* [PROBLEM TO WORK ON]:
Write out each line exactly as given. Leave the pictures out of your copy.

* [DATA FOR PROCESSING]:
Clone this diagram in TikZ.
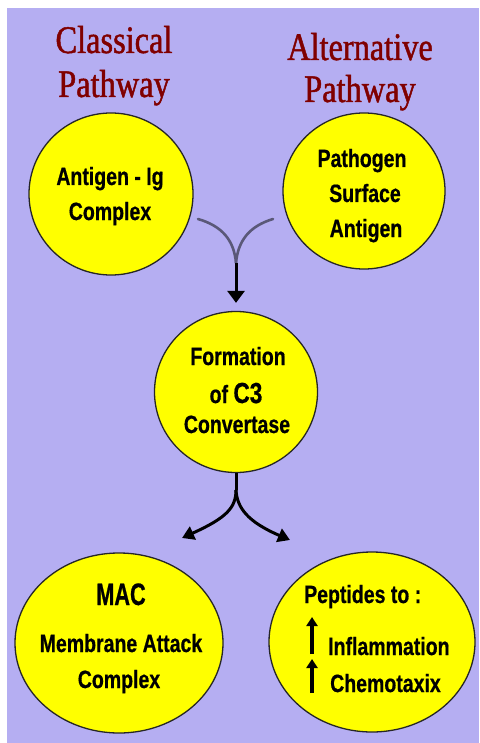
\documentclass[tikz,border=0pt]{standalone}
\usepackage{fontspec}
\usetikzlibrary{arrows.meta,shapes.geometric}
\newfontfamily\titlefont[FakeStretch=0.83,FakeBold=1.2]{Liberation Serif}
\newfontfamily\boxfont[FakeStretch=0.78,FakeBold=0.6]{Liberation Sans}
\newfontfamily\bigboxfont[FakeStretch=0.7,FakeBold=0.6]{Liberation Sans}
\definecolor{bgl}{RGB}{181,174,242}
\definecolor{ttl}{RGB}{128,0,0}
\definecolor{bub}{RGB}{255,255,0}
\definecolor{lnk}{RGB}{90,88,120}
\tikzset{
  bubble/.style={shape=ellipse, draw=black!85, line width=1.3pt, fill=bub, inner sep=0pt},
  titletext/.style={text=ttl, font=\titlefont\fontsize{39}{44}\selectfont, inner sep=0pt, anchor=base},
  btext/.style={font=\boxfont\bfseries\fontsize{25}{30}\selectfont, inner sep=0pt, anchor=base},
  bigtext/.style={font=\bigboxfont\bfseries\fontsize{31}{34}\selectfont, inner sep=0pt, anchor=base},
  graylink/.style={draw=lnk, line width=2.6pt, line cap=round},
  blacklink/.style={draw=black, line width=3pt},
  bigtip/.style={-{Triangle[length=12pt,width=17pt]}},
  smalltip/.style={-{Triangle[length=12pt,width=14pt]}},
  uptip/.style={line width=3.2pt,-{Triangle[length=9pt,width=11pt]}}
}
\begin{document}
\begin{tikzpicture}[x=1pt,y=-1pt]
\useasboundingbox (0,0) rectangle (479,743);
\fill[white] (0,0) rectangle (479,743);
\fill[bgl] (7,8) rectangle (479,743);

% titles
\node[titletext] (t1a) at (114,53) {Classical};
\node[titletext] (t1b) at (114,97) {Pathway};
\node[titletext] (t2a) at (360,60) {Alternative};
\node[titletext] (t2b) at (360,102) {Pathway};

% bubbles
\node[bubble, minimum width=164pt, minimum height=162pt] (ag) at (111,194) {};
\node[bubble, minimum width=162pt, minimum height=156pt] (ps) at (364,191) {};
\node[bubble, minimum width=163pt, minimum height=161pt] (c3) at (236,392) {};
\node[bubble, minimum width=208pt, minimum height=180pt] (mac) at (119,643) {};
\node[bubble, minimum width=206pt, minimum height=180pt] (pep) at (372,642) {};

% bubble texts
\node[btext] (ag1) at (110,185) {Antigen - Ig};
\node[btext] (ag2) at (110,220) {Complex};
\node[btext] (ps1) at (362,167) {Pathogen};
\node[btext] (ps2) at (365,202) {Surface};
\node[btext] (ps3) at (366,237) {Antigen};
\node[btext] (c31) at (238,365) {Formation};
\node[btext] (c32) at (236,403) {of {\fontsize{29}{30}\selectfont C3}};
\node[btext] (c33) at (237,433) {Convertase};
\node[bigtext] (mac1) at (121,605) {MAC};
\node[btext] (mac2) at (121,652) {Membrane Attack};
\node[btext] (mac3) at (119,688) {Complex};
\node[btext, anchor=base west] (pep1) at (304,603) {Peptides to :};
\node[btext, anchor=base west] (pep2) at (328,655) {Inflammation};
\node[btext, anchor=base west] (pep3) at (330,692) {Chemotaxix};
\draw[uptip] (312,654) -- (312,617);
\draw[uptip] (312,693) -- (312,659);

% top connectors
\coordinate (s1) at (198,219);
\coordinate (s2) at (273,219);
\coordinate (j1) at (236,263);
\draw[graylink] (s1) .. controls (222,226) and (234,240) .. (j1);
\draw[graylink] (s2) .. controls (250,226) and (238,240) .. (j1);
\draw[blacklink, bigtip, shorten >=8pt] (j1) -- (c3.north);

% bottom connectors
\coordinate (j2) at (236,490);
\coordinate (e1) at (182,538);
\coordinate (e2) at (290,540);
\draw[blacklink] (c3.south) -- (j2);
\draw[blacklink, smalltip] (j2) .. controls (236,508) and (226,518) .. (e1);
\draw[blacklink, smalltip] (j2) .. controls (237,508) and (248,522) .. (e2);
\end{tikzpicture}
\end{document}
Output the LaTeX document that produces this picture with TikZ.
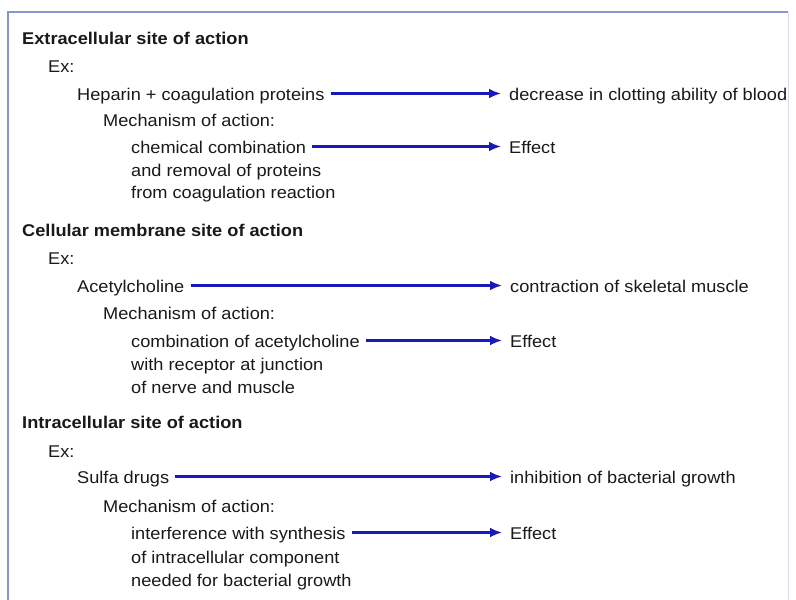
\documentclass[tikz,border=0pt]{standalone}
\usepackage{fontspec}
\setmainfont{Liberation Sans}[FakeStretch=1.07]
\usetikzlibrary{arrows.meta}

\definecolor{arrowblue}{RGB}{25,25,185}
\definecolor{framecol}{RGB}{135,150,215}
\definecolor{textcol}{RGB}{25,25,25}

\begin{document}
\fontsize{17}{23}\selectfont
\begin{tikzpicture}[x=1pt,y=-1pt]

          \useasboundingbox (0,0) rectangle (796,600);
          \draw[framecol,line width=1.5pt] (8,620) -- (8,12) -- (788,12);
          \draw[framecol!35,line width=1pt] (788,12) -- (788,620);

          \begin{scope}[every node/.style={anchor=base west,inner sep=0pt,text=textcol,
                                           text height=15pt,text depth=2pt}]
            % extracellular
            \node[font=\bfseries] (site1) at (22,44)  {Extracellular site of action};
            \node (ex1)   at (48,72)   {Ex:};
            \node (drug1) at (77,100)  {Heparin + coagulation proteins};
            \node (res1)  at (509,100) {decrease in clotting ability of blood};
            \node (mech1) at (103,126) {Mechanism of action:};
            \node (how1)  at (131,153) {chemical combination};
            \node (eff1)  at (509,153) {Effect};
            \node (how1b) at (131,176) {and removal of proteins};
            \node (how1c) at (131,198) {from coagulation reaction};

            % cellular membrane
            \node[font=\bfseries] (site2) at (22,236) {Cellular membrane site of action};
            \node (ex2)   at (48,264)  {Ex:};
            \node (drug2) at (77,292)  {Acetylcholine};
            \node (res2)  at (510,292) {contraction of skeletal muscle};
            \node (mech2) at (103,319) {Mechanism of action:};
            \node (how2)  at (131,347) {combination of acetylcholine};
            \node (eff2)  at (510,347) {Effect};
            \node (how2b) at (131,370) {with receptor at junction};
            \node (how2c) at (131,393) {of nerve and muscle};

            % intracellular
            \node[font=\bfseries] (site3) at (22,428) {Intracellular site of action};
            \node (ex3)   at (48,457)  {Ex:};
            \node (drug3) at (77,483)  {Sulfa drugs};
            \node (res3)  at (510,483) {inhibition of bacterial growth};
            \node (mech3) at (103,512) {Mechanism of action:};
            \node (how3)  at (131,539) {interference with synthesis};
            \node (eff3)  at (510,539) {Effect};
            \node (how3b) at (131,563) {of intracellular component};
            \node (how3c) at (131,586) {needed for bacterial growth};
          \end{scope}

          \begin{scope}[every edge/.style={draw=arrowblue,line width=2.8pt,
                                           -{Latex[length=12pt,width=10pt]},
                                           shorten <=6pt,shorten >=8pt}]
            \path (drug1) edge (res1);
            \path (how1)  edge (eff1);
            \path (drug2) edge (res2);
            \path (how2)  edge (eff2);
            \path (drug3) edge (res3);
            \path (how3)  edge (eff3);
          \end{scope}

        \end{tikzpicture}
\end{document}
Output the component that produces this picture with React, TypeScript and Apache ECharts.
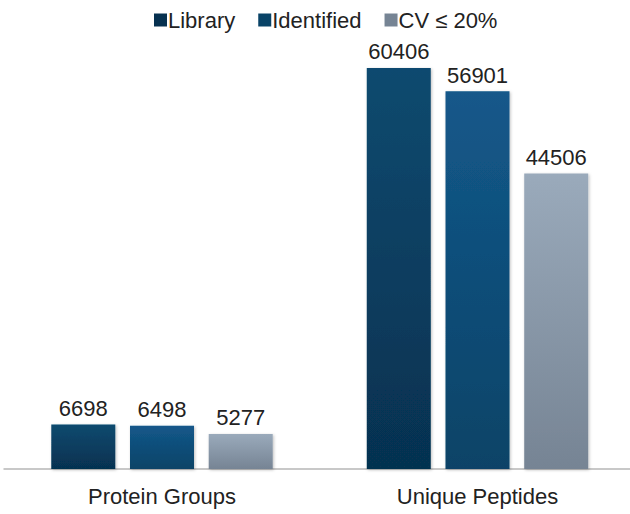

* [ANSWER TO THE PROBLEM]:
Clone this diagram in TikZ.
\documentclass[tikz,border=0pt]{standalone}
\usepackage{fontspec}
\usetikzlibrary{arrows.meta,shapes.geometric}
\newfontfamily\titlefont[FakeStretch=0.83,FakeBold=1.2]{Liberation Serif}
\newfontfamily\boxfont[FakeStretch=0.78,FakeBold=0.6]{Liberation Sans}
\newfontfamily\bigboxfont[FakeStretch=0.7,FakeBold=0.6]{Liberation Sans}
\definecolor{bgl}{RGB}{181,174,242}
\definecolor{ttl}{RGB}{128,0,0}
\definecolor{bub}{RGB}{255,255,0}
\definecolor{lnk}{RGB}{90,88,120}
\tikzset{
  bubble/.style={shape=ellipse, draw=black!85, line width=1.3pt, fill=bub, inner sep=0pt},
  titletext/.style={text=ttl, font=\titlefont\fontsize{39}{44}\selectfont, inner sep=0pt, anchor=base},
  btext/.style={font=\boxfont\bfseries\fontsize{25}{30}\selectfont, inner sep=0pt, anchor=base},
  bigtext/.style={font=\bigboxfont\bfseries\fontsize{31}{34}\selectfont, inner sep=0pt, anchor=base},
  graylink/.style={draw=lnk, line width=2.6pt, line cap=round},
  blacklink/.style={draw=black, line width=3pt},
  bigtip/.style={-{Triangle[length=12pt,width=17pt]}},
  smalltip/.style={-{Triangle[length=12pt,width=14pt]}},
  uptip/.style={line width=3.2pt,-{Triangle[length=9pt,width=11pt]}}
}
\begin{document}
\begin{tikzpicture}[x=1pt,y=-1pt]
\useasboundingbox (0,0) rectangle (479,743);
\fill[white] (0,0) rectangle (479,743);
\fill[bgl] (7,8) rectangle (479,743);

% titles
\node[titletext] (t1a) at (114,53) {Classical};
\node[titletext] (t1b) at (114,97) {Pathway};
\node[titletext] (t2a) at (360,60) {Alternative};
\node[titletext] (t2b) at (360,102) {Pathway};

% bubbles
\node[bubble, minimum width=164pt, minimum height=162pt] (ag) at (111,194) {};
\node[bubble, minimum width=162pt, minimum height=156pt] (ps) at (364,191) {};
\node[bubble, minimum width=163pt, minimum height=161pt] (c3) at (236,392) {};
\node[bubble, minimum width=208pt, minimum height=180pt] (mac) at (119,643) {};
\node[bubble, minimum width=206pt, minimum height=180pt] (pep) at (372,642) {};

% bubble texts
\node[btext] (ag1) at (110,185) {Antigen - Ig};
\node[btext] (ag2) at (110,220) {Complex};
\node[btext] (ps1) at (362,167) {Pathogen};
\node[btext] (ps2) at (365,202) {Surface};
\node[btext] (ps3) at (366,237) {Antigen};
\node[btext] (c31) at (238,365) {Formation};
\node[btext] (c32) at (236,403) {of {\fontsize{29}{30}\selectfont C3}};
\node[btext] (c33) at (237,433) {Convertase};
\node[bigtext] (mac1) at (121,605) {MAC};
\node[btext] (mac2) at (121,652) {Membrane Attack};
\node[btext] (mac3) at (119,688) {Complex};
\node[btext, anchor=base west] (pep1) at (304,603) {Peptides to :};
\node[btext, anchor=base west] (pep2) at (328,655) {Inflammation};
\node[btext, anchor=base west] (pep3) at (330,692) {Chemotaxix};
\draw[uptip] (312,654) -- (312,617);
\draw[uptip] (312,693) -- (312,659);

% top connectors
\coordinate (s1) at (198,219);
\coordinate (s2) at (273,219);
\coordinate (j1) at (236,263);
\draw[graylink] (s1) .. controls (222,226) and (234,240) .. (j1);
\draw[graylink] (s2) .. controls (250,226) and (238,240) .. (j1);
\draw[blacklink, bigtip, shorten >=8pt] (j1) -- (c3.north);

% bottom connectors
\coordinate (j2) at (236,490);
\coordinate (e1) at (182,538);
\coordinate (e2) at (290,540);
\draw[blacklink] (c3.south) -- (j2);
\draw[blacklink, smalltip] (j2) .. controls (236,508) and (226,518) .. (e1);
\draw[blacklink, smalltip] (j2) .. controls (237,508) and (248,522) .. (e2);
\end{tikzpicture}
\end{document}
Output the LaTeX document that produces this picture with TikZ.
\documentclass[tikz,border=0pt]{standalone}
\usepackage{fontspec}
\setmainfont{Liberation Sans}[FakeStretch=1.07]
\usetikzlibrary{arrows.meta}

\definecolor{arrowblue}{RGB}{25,25,185}
\definecolor{framecol}{RGB}{135,150,215}
\definecolor{textcol}{RGB}{25,25,25}

\begin{document}
\fontsize{17}{23}\selectfont
\begin{tikzpicture}[x=1pt,y=-1pt]

          \useasboundingbox (0,0) rectangle (796,600);
          \draw[framecol,line width=1.5pt] (8,620) -- (8,12) -- (788,12);
          \draw[framecol!35,line width=1pt] (788,12) -- (788,620);

          \begin{scope}[every node/.style={anchor=base west,inner sep=0pt,text=textcol,
                                           text height=15pt,text depth=2pt}]
            % extracellular
            \node[font=\bfseries] (site1) at (22,44)  {Extracellular site of action};
            \node (ex1)   at (48,72)   {Ex:};
            \node (drug1) at (77,100)  {Heparin + coagulation proteins};
            \node (res1)  at (509,100) {decrease in clotting ability of blood};
            \node (mech1) at (103,126) {Mechanism of action:};
            \node (how1)  at (131,153) {chemical combination};
            \node (eff1)  at (509,153) {Effect};
            \node (how1b) at (131,176) {and removal of proteins};
            \node (how1c) at (131,198) {from coagulation reaction};

            % cellular membrane
            \node[font=\bfseries] (site2) at (22,236) {Cellular membrane site of action};
            \node (ex2)   at (48,264)  {Ex:};
            \node (drug2) at (77,292)  {Acetylcholine};
            \node (res2)  at (510,292) {contraction of skeletal muscle};
            \node (mech2) at (103,319) {Mechanism of action:};
            \node (how2)  at (131,347) {combination of acetylcholine};
            \node (eff2)  at (510,347) {Effect};
            \node (how2b) at (131,370) {with receptor at junction};
            \node (how2c) at (131,393) {of nerve and muscle};

            % intracellular
            \node[font=\bfseries] (site3) at (22,428) {Intracellular site of action};
            \node (ex3)   at (48,457)  {Ex:};
            \node (drug3) at (77,483)  {Sulfa drugs};
            \node (res3)  at (510,483) {inhibition of bacterial growth};
            \node (mech3) at (103,512) {Mechanism of action:};
            \node (how3)  at (131,539) {interference with synthesis};
            \node (eff3)  at (510,539) {Effect};
            \node (how3b) at (131,563) {of intracellular component};
            \node (how3c) at (131,586) {needed for bacterial growth};
          \end{scope}

          \begin{scope}[every edge/.style={draw=arrowblue,line width=2.8pt,
                                           -{Latex[length=12pt,width=10pt]},
                                           shorten <=6pt,shorten >=8pt}]
            \path (drug1) edge (res1);
            \path (how1)  edge (eff1);
            \path (drug2) edge (res2);
            \path (how2)  edge (eff2);
            \path (drug3) edge (res3);
            \path (how3)  edge (eff3);
          \end{scope}

        \end{tikzpicture}
\end{document}
Output the component that produces this picture with React, TypeScript and Apache ECharts.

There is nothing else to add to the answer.